Tuesday, January 10, 2012

Single Member Districts In Action

There has been a lot of talk recently in Richardson favoring amending the City Charter to replace at-large council member elections with single member districts (and by "lot of talk" I mean an odd voice or two crying in the wilderness, and by "wilderness" I mean some place like San Antonio).

Dallas already has single member districts. How's that working out? After the jump, Jim Schutze, in Unfair Park, gives us a look. The issue is flood control in East Dallas.

According to a story by Schutze, Dallas's City Manager says that Dallas needs to dig a $300 million tunnel, "an underground river, in effect -- to carry rain water from big storms out of an old part of the city in East Dallas, Uptown and near downtown." If it doesn't, Dallas will have to "abandon it as an unsafe slum."

How did the Dallas City Council react? Did they consider Dallas as a unified community, where the health of the whole depends on the survival of each of its neighborhoods? That is, did the Dallas council members look at flood control in old East Dallas like a "bypass operation for an aging heart," as Schutze put it? Or did the council divide along district lines, each member sticking up for his or her own district? Schutze reads the body language:
At the briefing where the idea was unveiled, North Dallas council member Ann Margolin seemed a little antsy about it. I watched. She wasn't out-and-out negative, but I think you could see the wheels turning:

No photo op. Nothing for North Dallas. All this money for a sewer for the old part of town. Hmm.
Source: Unfair Park.
Notice that the presumed assessment of the benefits of this project are not based on what's best for the city as a whole, but what's in it for my district in North Dallas. Schutze has no more confidence in the council members from Oak Cliff or southern Dallas acting in the best interest of the city as a whole.

The political challenges in Richardson pale in comparison to those of Dallas. Dallas has single member districts exactly because its racial and ethnic divisions along geographic lines made it difficult to elect a council that could be representative of the city as a whole. Richardson doesn't have those divisions. We shouldn't artificially inject such divisions into Richardson by switching to a system of single member districts.


glbeach said...

Well said!

Nathan Morgan said...


You would be a fool to deny the faction that imposes its will on the Richardson City Council. It is no secret that the seat of political power rests in the lap of the north west quadrant, having emissaries throughout the rest of the town. This heavy hand is the cause the neglect and consequential blight now suffered by the lesser neighborhoods. It is also the cause for the financial incentives given to pet projects that will deny financial resources for years to come.

The difference between Dallas and Richardson is that there are truly independent representatives of the districts. Unfortunately, the City of Dallas has no better track record in electing Council members than does Richardson. Neither is a bastion of truth, justice and the American way.

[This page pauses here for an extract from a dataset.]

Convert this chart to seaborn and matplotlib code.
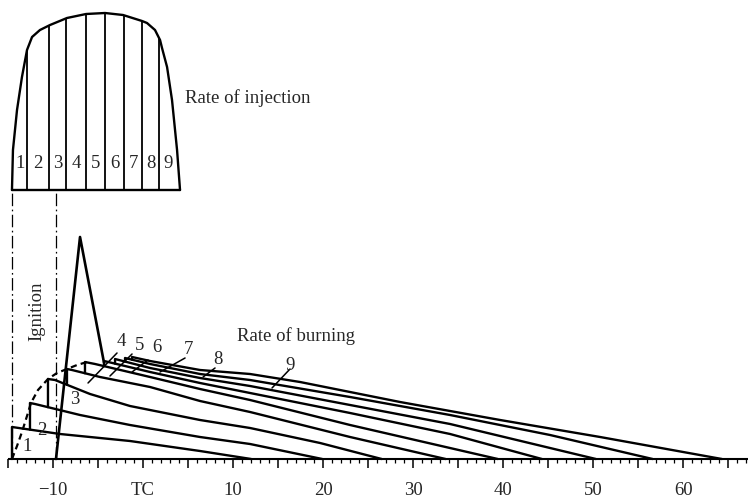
import numpy as np
import pandas as pd
import matplotlib
matplotlib.use("Agg")
import matplotlib.pyplot as plt
import seaborn as sns
from matplotlib.ticker import MultipleLocator, FuncFormatter

sns.set_theme(style="white")
plt.rcParams["font.family"] = ["Liberation Serif", "DejaVu Serif"]
plt.rcParams["lines.scale_dashes"] = False

# ---------------- data (crank angle in degrees, rate in arbitrary units) ----------------
# Rate of injection outline (relative to its own base line)
inj_deg = [-14.57, -14.46, -14.01, -13.46, -12.90, -12.34, -11.46, -10.34, -8.46, -6.34,
           -4.23, -2.23, -0.12, 0.43, 1.32, 1.88, 2.10, 2.66, 3.21, 3.77, 4.10]
inj_rate = [0.0, 4.0, 8.0, 11.3, 14.0, 15.3, 16.0, 16.5, 17.2, 17.6,
            17.7, 17.5, 16.9, 16.7, 16.0, 15.0, 14.2, 12.3, 9.0, 4.0, 0.0]
inj_dividers = [-12.90, -10.46, -8.57, -6.34, -4.23, -2.12, -0.12, 1.77]
parcel_labels = ["1", "2", "3", "4", "5", "6", "7", "8", "9"]

start_of_injection = -14.57
ignition = -9.68

# Premixed spike
spike_deg = [-9.68, -7.01, -4.34]
spike_rate = [0.0, 22.2, 9.6]

# Dashed envelope of burning start
env_deg = [-14.57, -14.01, -13.46, -12.90, -12.46, -11.68, -10.57, -9.57, -8.46, -7.34, -6.23]
env_rate = [0.0, 1.3, 2.7, 4.3, 5.6, 6.9, 8.0, 8.6, 9.0, 9.4, 9.7]

# Cumulative burning-rate curves 1..9
c1_deg = [-14.57, -9.23, -1.46, 6.32, 12.0]
c1_rate = [3.2, 2.5, 1.8, 0.8, 0.0]
c2_deg = [-12.57, -12.01, -7.01, -1.46, 6.32, 11.88, 19.9]
c2_rate = [5.6, 5.5, 4.4, 3.4, 2.2, 1.5, 0.0]
c3_deg = [-10.57, -9.79, -5.90, -1.46, 6.32, 11.88, 19.66, 26.5]
c3_rate = [8.0, 7.9, 6.5, 5.3, 3.9, 3.1, 1.6, 0.0]
c4_deg = [-8.46, -7.90, -4.79, 0.77, 6.32, 11.88, 22.99, 33.6]
c4_rate = [9.0, 8.9, 8.2, 7.2, 5.8, 4.7, 2.2, 0.0]
c5_deg = [-6.46, -5.34, 0.77, 6.32, 11.88, 22.99, 39.4]
c5_rate = [9.7, 9.5, 8.2, 7.0, 5.9, 3.4, 0.0]
c6_deg = [-4.34, 0.77, 6.32, 11.88, 22.99, 34.10, 44.3]
c6_rate = [9.8, 8.7, 7.6, 6.6, 4.6, 2.5, 0.0]
c7_deg = [-3.12, 0.77, 6.32, 11.88, 22.99, 34.10, 50.3]
c7_rate = [10.0, 9.1, 8.1, 7.3, 5.4, 3.5, 0.0]
c8_deg = [-2.01, 0.77, 6.32, 11.88, 22.99, 34.10, 45.21, 56.6]
c8_rate = [10.1, 9.5, 8.5, 7.9, 6.2, 4.4, 2.4, 0.0]
c9_deg = [-1.23, 0.77, 6.32, 11.88, 17.43, 28.54, 39.66, 50.77, 64.3]
c9_rate = [10.2, 9.8, 8.9, 8.5, 7.7, 5.7, 3.9, 2.2, 0.0]

curve_degs = [c1_deg, c2_deg, c3_deg, c4_deg, c5_deg, c6_deg, c7_deg, c8_deg, c9_deg]
curve_rates = [c1_rate, c2_rate, c3_rate, c4_rate, c5_rate, c6_rate, c7_rate, c8_rate, c9_rate]

# curve number labels (position of text)
curve_label_deg = [-12.90, -11.23, -7.57, -2.46, -0.34, 1.54, 4.99, 8.32, 16.32]
curve_label_rate = [1.3, 2.9, 6.0, 11.8, 11.3, 11.1, 10.9, 9.9, 9.4]

x_ticklabels = {-10: "\u221210", 0: "TC", 10: "10", 20: "20", 30: "30",
                40: "40", 50: "50", 60: "60"}

# ---------------- layout constants ----------------
INJ_BASE = 26.9
FS = 13.5

fig = plt.figure(figsize=(7.48, 4.98), dpi=100)
ax = fig.add_axes([0, 0, 1, 1])
ax.set_xlim(-15.9, 67.2)
ax.set_ylim(-3.9, 45.9)

# ---------------- burning curves (cumulative) ----------------
rows = []
prev_deg, prev_rate = None, None
for k, (d, r) in enumerate(zip(curve_degs, curve_rates), start=1):
    bottom = 0.0 if prev_deg is None else float(np.interp(d[0], prev_deg, prev_rate))
    pts = [(d[0], bottom)] + list(zip(d, r))
    for i, (x, y) in enumerate(pts):
        rows.append({"deg": x, "rate": y, "curve": k, "order": i})
    prev_deg, prev_rate = d, r
burn = pd.DataFrame(rows)
sns.lineplot(data=burn, x="deg", y="rate", units="curve", estimator=None, sort=False,
             color="black", lw=1.7, legend=False, ax=ax)

# spike
sns.lineplot(x=spike_deg, y=spike_rate, sort=False, estimator=None, color="black",
             lw=1.9, ax=ax)
# envelope
sns.lineplot(x=env_deg, y=env_rate, sort=False, estimator=None, color="black",
             lw=1.6, linestyle=(0, (4.5, 3.0)), ax=ax)

# ---------------- injection diagram ----------------
inj_df = pd.DataFrame({"deg": inj_deg, "rate": np.array(inj_rate) + INJ_BASE})
sns.lineplot(data=inj_df, x="deg", y="rate", sort=False, estimator=None,
             color="black", lw=1.7, ax=ax)
ax.plot([inj_deg[0], inj_deg[-1]], [INJ_BASE, INJ_BASE], color="black", lw=1.7)
div_tops = np.interp(inj_dividers, inj_deg, inj_rate) + INJ_BASE
ax.vlines(inj_dividers, INJ_BASE, div_tops, color="black", lw=1.3)
bounds = [-14.46] + list(inj_dividers) + [3.88]
for i, lab in enumerate(parcel_labels):
    ax.text((bounds[i] + bounds[i + 1]) / 2, INJ_BASE + 2.6, lab, ha="center",
            va="center", fontsize=FS)

# dash-dot reference lines
for xv in (start_of_injection, ignition):
    ax.plot([xv, xv], [0, INJ_BASE], color="black", lw=0.9,
            linestyle=(0, (9, 2.5, 1.2, 2.5)))

# ---------------- text ----------------
ax.text(4.66, 36.1, "Rate of injection", ha="left", va="center", fontsize=FS)
ax.text(10.43, 12.3, "Rate of burning", ha="left", va="center", fontsize=FS)
ax.text(-11.79, 14.8, "Ignition", ha="center", va="center", rotation=90, fontsize=FS)

leader_targets = {4: (-6.12, 7.6), 5: (-3.68, 8.3), 6: (-1.23, 8.7), 7: (1.88, 8.7),
                  8: (6.66, 8.2), 9: (14.32, 7.1)}
leader_starts = {4: (-2.9, 10.6), 5: (-1.23, 10.5), 6: (0.54, 9.9), 7: (4.66, 10.1),
                 8: (7.99, 9.1), 9: (16.32, 9.0)}
for i, lab in enumerate(parcel_labels):
    ax.text(curve_label_deg[i], curve_label_rate[i], lab, ha="center", va="center",
            fontsize=FS)
    k = i + 1
    if k in leader_targets:
        (x0, y0), (x1, y1) = leader_starts[k], leader_targets[k]
        ax.plot([x0, x1], [y0, y1], color="black", lw=1.1)

# ---------------- axis ----------------
for s in ("top", "right", "left"):
    ax.spines[s].set_visible(False)
ax.spines["bottom"].set_position(("data", 0))
ax.spines["bottom"].set_bounds(-14.9, 67.2)
ax.spines["bottom"].set_linewidth(1.5)
ax.spines["bottom"].set_color("black")
ax.set_yticks([])
ax.xaxis.set_major_locator(MultipleLocator(5))
ax.xaxis.set_minor_locator(MultipleLocator(1))
ax.xaxis.set_major_formatter(FuncFormatter(lambda v, p: x_ticklabels.get(int(round(v)), "")))
ax.tick_params(axis="x", which="major", direction="out", length=6.5, width=1.1,
               pad=10, labelsize=FS, color="black", bottom=True)
ax.tick_params(axis="x", which="minor", direction="out", length=3.0, width=0.9,
               color="black", bottom=True)
ax.set_xlabel("")
ax.set_ylabel("")
ax.patch.set_alpha(0)
fig.patch.set_facecolor("white")

fig.savefig("out.png", dpi=100, facecolor="white")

In Richardson, corruption has resulted in a market of trading campaign support and political favors for Council votes on any given initiative. The Richardson Coalition, formerly The Friends of Richardson, has ways of punishing those who do not comply.

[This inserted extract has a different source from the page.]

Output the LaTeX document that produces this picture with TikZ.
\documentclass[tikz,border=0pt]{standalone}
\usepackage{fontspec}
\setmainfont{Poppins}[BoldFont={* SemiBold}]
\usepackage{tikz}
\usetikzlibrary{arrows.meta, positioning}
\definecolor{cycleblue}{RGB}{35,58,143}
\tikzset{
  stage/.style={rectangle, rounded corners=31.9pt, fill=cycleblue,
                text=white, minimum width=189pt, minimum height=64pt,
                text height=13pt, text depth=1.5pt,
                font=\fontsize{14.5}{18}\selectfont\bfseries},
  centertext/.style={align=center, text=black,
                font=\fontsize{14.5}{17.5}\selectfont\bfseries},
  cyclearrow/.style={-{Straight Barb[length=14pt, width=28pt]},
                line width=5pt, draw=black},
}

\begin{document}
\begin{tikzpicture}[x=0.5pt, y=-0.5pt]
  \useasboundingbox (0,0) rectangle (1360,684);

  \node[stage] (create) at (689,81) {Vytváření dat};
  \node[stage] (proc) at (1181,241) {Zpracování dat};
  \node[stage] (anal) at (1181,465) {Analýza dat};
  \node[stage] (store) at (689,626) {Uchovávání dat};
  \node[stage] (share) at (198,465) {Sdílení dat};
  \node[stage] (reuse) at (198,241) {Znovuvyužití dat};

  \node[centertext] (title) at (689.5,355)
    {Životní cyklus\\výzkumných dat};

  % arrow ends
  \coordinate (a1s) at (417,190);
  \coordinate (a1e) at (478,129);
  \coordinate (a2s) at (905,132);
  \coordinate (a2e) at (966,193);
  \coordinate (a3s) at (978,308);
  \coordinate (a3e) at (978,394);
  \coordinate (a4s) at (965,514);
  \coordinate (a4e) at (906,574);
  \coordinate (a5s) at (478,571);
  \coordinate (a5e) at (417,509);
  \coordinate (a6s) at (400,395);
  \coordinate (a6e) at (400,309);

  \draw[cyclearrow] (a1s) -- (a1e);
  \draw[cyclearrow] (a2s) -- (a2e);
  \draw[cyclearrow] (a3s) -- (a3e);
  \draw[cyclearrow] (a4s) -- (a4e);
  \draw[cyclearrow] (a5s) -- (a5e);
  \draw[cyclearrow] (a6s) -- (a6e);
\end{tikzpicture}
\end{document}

Dallas City Council members are beholden to the constituents of the District from which they were elected. Not so in Richardson. If any District in Richardson, say 1 or 3 had issues of concern they wanted addressed immediately, they would be compelled to stand in line behind those sanctioned by powerful special interests groups.

A glaring example of the harm caused by the railroad mentality in Richardson is plainly clear in the impending debacle over the insufficient bond revenues to finish out the Heights Recreation Center, Aquatic Center and the Gymnastic Center projects.

No sir. I don't think there would be as much of a disparity between Richardson neighborhoods if representation was set on a level playing field across the Districts. Single member Districts is one sure way to assure the demands of residents in their respective Districts are addressed in an equally timely manner.

By the way, there are many places better to live than Richardson. What is it that you and Willy like so much about San Antonio?